Steve Kerr would consider coaching
by Michael Hiestand, USA TODAY Sports
As a lead CBS/Turner NCAA men’s basketball tournament game analyst, Steve Kerr will be sitting courtside through coverage of the Final Four.
But eventually, he might be prowling the NCAA sidelines — as a coach.
“Sure, I’d consider (college) coaching,” Kerr tells USA TODAY Sports. “The college game is something I’ve loved and always been intrigued by, going back to when my dad was teaching at UCLA and I was a ball boy there.”
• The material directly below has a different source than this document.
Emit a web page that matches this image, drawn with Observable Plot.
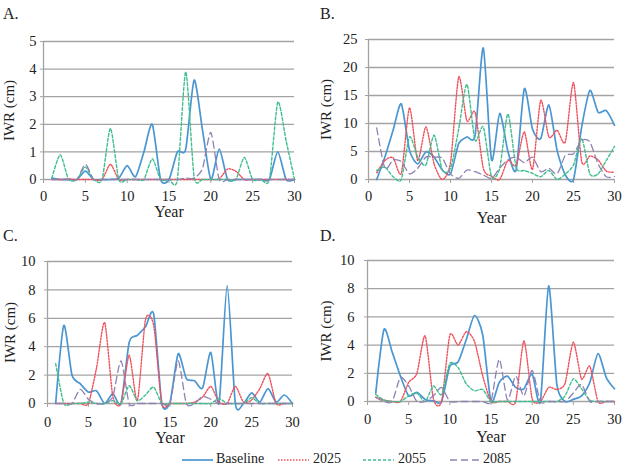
<!DOCTYPE html>
<html><head><meta charset="utf-8">
<script src="https://cdn.jsdelivr.net/npm/d3@7"></script>
<script src="https://cdn.jsdelivr.net/npm/@observablehq/plot@0.6"></script>
<style>
body{margin:0;background:#fff;}
#wrap{position:relative;width:637px;height:467px;overflow:hidden;font-family:"Liberation Serif","Times New Roman",serif;color:#222;background:#fff;}
.panel{position:absolute;}
.lab{position:absolute;font-size:16px;line-height:16px;}
.legline{position:absolute;top:453px;}
.legtxt{position:absolute;top:451px;font-size:14px;line-height:16px;}
</style>
</head><body>
<div id="wrap"></div>
<script>
const years = [1,2,3,4,5,6,7,8,9,10,11,12,13,14,15,16,17,18,19,20,21,22,23,24,25,26,27,28,29,30];
const seriesNames = ["Baseline","2025","2055","2085"];
const xTicks = [0,5,10,15,20,25,30];

// Panel A
const aBaseline = [0.05,0,0,0,0.3,0,0,0,0.05,0.5,0.1,1.0,2.0,0,0,1.0,1.1,3.6,1.8,0,1.1,0,0,0,0,0,0,1.0,0,0];
const a2025 = [0,0,0.02,0,0,0,0,0.55,0,0,0,0,0,0,0,0,0,0,0,0,0.02,0.38,0.3,0,0,0,0,0,0,0];
const a2055 = [0.05,0.9,0,0,0.45,0,0,1.85,0,0,0,0,0.75,0,0,0,3.9,0.1,0,0,0,0,0,0.8,0,0,0,2.8,1.4,0];
const a2085 = [0,0,0,0,0.55,0,0,0,0,0,0,0,0,0,0,0,0.05,0.05,0.4,1.7,0,0,0,0,0,0,0,0,0,0];
const aTicks = [0,1,2,3,4,5];

// Panel B
const bBaseline = [0,4,8.8,13.5,5.2,2.8,4.9,4,1.7,1,6.4,7.6,7.9,23.5,3.5,11.8,5,1.7,16.2,9,7.3,13.3,5.2,0.8,0,9.4,15.9,12,12.3,9.7];
const b2025 = [1.2,3.4,3.9,1.1,12.8,3.4,9.4,2.8,0,3,18.3,10.5,12,2,0.6,0,3.4,2.5,8.5,1.8,14.1,7.6,8.8,6.7,17.3,3.2,4.2,3.5,1.5,1.3];
const b2055 = [1.6,2.2,0.5,0,7.6,4,2.6,7.9,1.7,2,9,17,7,9.4,0.5,2,11.7,2.2,1.6,1.1,0.5,1.6,0,1,2.6,7.3,1,1,3.4,5.9];
const b2085 = [9.2,2,3.5,3.2,1,2,4,4,3.8,1,0.2,1.7,1.4,0.8,0.2,2,3.5,4,3,4,1.4,2,1,4.3,4.6,7,6.7,2.8,0.5,0.5];
const bTicks = [0,5,10,15,20,25];

// Panel C
const cBaseline = [0,5.5,2,1.4,0.8,0.9,0,0.7,0,4.3,4.8,5.4,6.3,0,0.1,3.5,1.75,1.6,1.1,3.6,0,8.3,0,0,0.75,0.1,1.05,0.1,0.6,0];
const c2025 = [0,0,0,0,0,2.5,5.7,0.5,0,3.4,0.2,5.9,5.5,0,0,0,0,0.1,0.45,1.2,0.1,0,1.2,0.1,0.25,1.05,2.1,0,0,0];
const c2055 = [2.8,0,0,0,0.1,0,0,0.2,0,1.25,0.2,0.6,1.15,0,0,0,0,0,0,0,0.35,0,0,0,0.4,0,0,0,0,0];
const c2085 = [0,0,0,1,0.3,0,0,0.5,3,0,0,0,0,0,0,3,0,0,0.5,0.3,0,0,0,0,0,0,0,0,0,0];
const cTicks = [0,2,4,6,8,10];

// Panel D
const dBaseline = [0.6,5.1,3.5,1.8,0.4,0.65,0.15,0.05,0,2.5,2.8,4.4,6.1,4.7,0,1.35,1.8,1,0.9,1.95,0,8.2,1.2,0,0.15,0.4,1.35,3.4,1.7,0.9];
const d2025 = [0.3,0.1,0,0,1.35,2.0,4.65,0.2,0,4.7,4,4.95,4.25,1.8,0,0,0,0,4.3,0.2,0,1.0,0.85,1.3,4.2,1.6,2.5,0,0,0];
const d2055 = [0.5,0.1,0,0,0.4,0.6,0,1.1,0.5,2.7,2.4,1.25,0.76,0.85,0,0,0,0,0,0,0,0,0,0.4,1.6,0.9,0.1,0,0,0];
const d2085 = [0.3,0,0,1.7,1.1,0,0,0.4,1,0,0,0,0,0,0,3,0.1,1.8,0.4,2.2,0,0,0,0,0.6,1.2,0,0,0,0];
const dTicks = [0,2,4,6,8,10];

const styles = {
  "Baseline": {stroke:"#4a96d2", strokeWidth:1.7, strokeDasharray:null},
  "2025": {stroke:"#f0505a", strokeWidth:1.4, strokeDasharray:"1.5,1.5"},
  "2055": {stroke:"#3fbf8f", strokeWidth:1.4, strokeDasharray:"3,2"},
  "2085": {stroke:"#8e82b4", strokeWidth:1.3, strokeDasharray:"7,4"}
};

const wrap = document.getElementById("wrap");
const fmt = d3.format("d");
const FONT = "'Liberation Serif', 'Times New Roman', serif";

function panel(cfg) {
  const lines = cfg.series.map((arr, k) => {
    const st = styles[seriesNames[k]];
    const data = years.map((yr, i) => ({year: yr, v: arr[i]}));
    const o = {x:"year", y:"v", stroke: st.stroke, strokeWidth: st.strokeWidth, curve:"cardinal", tension:0.3};
    if (st.strokeDasharray) o.strokeDasharray = st.strokeDasharray;
    return Plot.line(data, o);
  });
  const p = Plot.plot({
    width: cfg.w, height: 225,
    marginLeft: cfg.ml, marginRight: cfg.mr, marginTop: cfg.mt, marginBottom: cfg.mb,
    style: {fontFamily: FONT, fontSize:"14.5px", color:"#222", background:"transparent"},
    x: {domain:[0,30]},
    y: {domain:[0, cfg.ticks[cfg.ticks.length-1]]},
    marks: [
      Plot.gridY(cfg.ticks, {stroke:"#a3a3a3", strokeOpacity:1, strokeWidth:1.3}),
      Plot.ruleX([0], {stroke:"#a3a3a3", strokeWidth:1.3}),
      Plot.axisX({ticks: xTicks, tickSize:4, tickPadding: cfg.xpad, stroke:"#a3a3a3", label:null, tickFormat: fmt, fontVariant:"normal"}),
      Plot.axisY({ticks: cfg.ticks, tickSize:3, tickPadding: cfg.ypad, stroke:"#a3a3a3", label:null, tickFormat: fmt, fontVariant:"normal"}),
      ...lines,
      Plot.text(["Year"], {frameAnchor:"bottom", textAnchor:"middle", lineAnchor:"middle", dy: cfg.yearDy, fontSize:16, fill:"#222"}),
      Plot.text(["IWR (cm)"], {frameAnchor:"left", textAnchor:"middle", lineAnchor:"middle", rotate:-90, dx: cfg.labDx, fontSize:15, fill:"#222"})
    ]
  });
  const d = document.createElement("div");
  d.className = "panel";
  d.style.left = cfg.left + "px";
  d.style.top = cfg.top + "px";
  d.appendChild(p);
  wrap.appendChild(d);
  const l = document.createElement("div");
  l.className = "lab";
  l.textContent = cfg.label;
  l.style.left = cfg.lx + "px";
  l.style.top = cfg.ly + "px";
  wrap.appendChild(l);
}

panel({label:"A.", lx:3, ly:6, left:0, top:0, w:318, ml:43, mr:24, mt:41, mb:46, ticks:aTicks, series:[aBaseline,a2025,a2055,a2085], xpad:7, ypad:4, yearDy:32, labDx:-34});
panel({label:"B.", lx:320, ly:6, left:318, top:0, w:319, ml:50, mr:23, mt:39, mb:46, ticks:bTicks, series:[bBaseline,b2025,b2055,b2085], xpad:7, ypad:8, yearDy:38, labDx:-42});
panel({label:"C.", lx:3, ly:228, left:0, top:225, w:318, ml:47, mr:26, mt:36, mb:47, ticks:cTicks, series:[cBaseline,c2025,c2055,c2085], xpad:9, ypad:9, yearDy:34, labDx:-37});
panel({label:"D.", lx:320, ly:228, left:318, top:225, w:319, ml:49, mr:23, mt:35, mb:49, ticks:dTicks, series:[dBaseline,d2025,d2055,d2085], xpad:8, ypad:10, yearDy:35, labDx:-41});

// Legend
const legPos = [{lx:182, tx:216}, {lx:278, tx:313}, {lx:363, tx:398}, {lx:450, tx:483}];
seriesNames.forEach((name, k) => {
  const st = styles[name];
  const ns = "http://www.w3.org/2000/svg";
  const svg = document.createElementNS(ns, "svg");
  svg.setAttribute("width", 31); svg.setAttribute("height", 14);
  svg.setAttribute("class", "legline");
  svg.style.left = legPos[k].lx + "px";
  const ln = document.createElementNS(ns, "line");
  ln.setAttribute("x1", 0); ln.setAttribute("x2", 31);
  ln.setAttribute("y1", 7); ln.setAttribute("y2", 7);
  ln.setAttribute("stroke", st.stroke);
  ln.setAttribute("stroke-width", st.strokeWidth);
  if (st.strokeDasharray) ln.setAttribute("stroke-dasharray", st.strokeDasharray);
  svg.appendChild(ln);
  wrap.appendChild(svg);
  const t = document.createElement("div");
  t.className = "legtxt";
  t.style.left = legPos[k].tx + "px";
  t.textContent = name;
  wrap.appendChild(t);
});
</script>
</body></html>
Kerr, who will also call TNT NBA action through the Eastern Conference Finals, notes he has become “more entrenched” with the pros than with the college game. He played 15 NBA seasons before retiring in 2003 and was the Phoenix Suns’ basketball operations president and general manager from 2007-2010.
Kerr, who will work Wisconsin’s game against Mississippi on Friday (TruTV, 12:40 p.m. ET), says he left his Suns’ job in part to spend more time with his three children, “But the empty nest is approaching in three years. So I can see diving back in” — and getting out of broadcasting.
He says he’s not so interested in heading back to a front office job. “I think coaching to me is more intriguing than management,” he says. “The pleasure I get from the game is being involved with players.”
Kerr says he hasn’t formally interviewed with any teams about coaching jobs — yet. “But I’ve tried to pick a lot of people’s brains. I’m sort of preparing for it, without it being a formal process.”
And, besides, “You never know what happens in life.”
With Kerr’s basketball career, that’s an understatement. He didn’t get any scholarship offers until a month before his freshman year, when he heard from Arizona and Cal State/Fullerton: “They’d lost players. I grabbed Arizona before I saw the campus. I wanted to say yes before they changed their mind.”
At Arizona, Kerr set an NCAA single-season record for three-point shooting percentage — 57.3% — before going 2-of-12 in the team’s 1988 Final Four loss to Oklahoma. “I just fell out of rhythm. … It’s probably the one game I still think about with regret to this day.”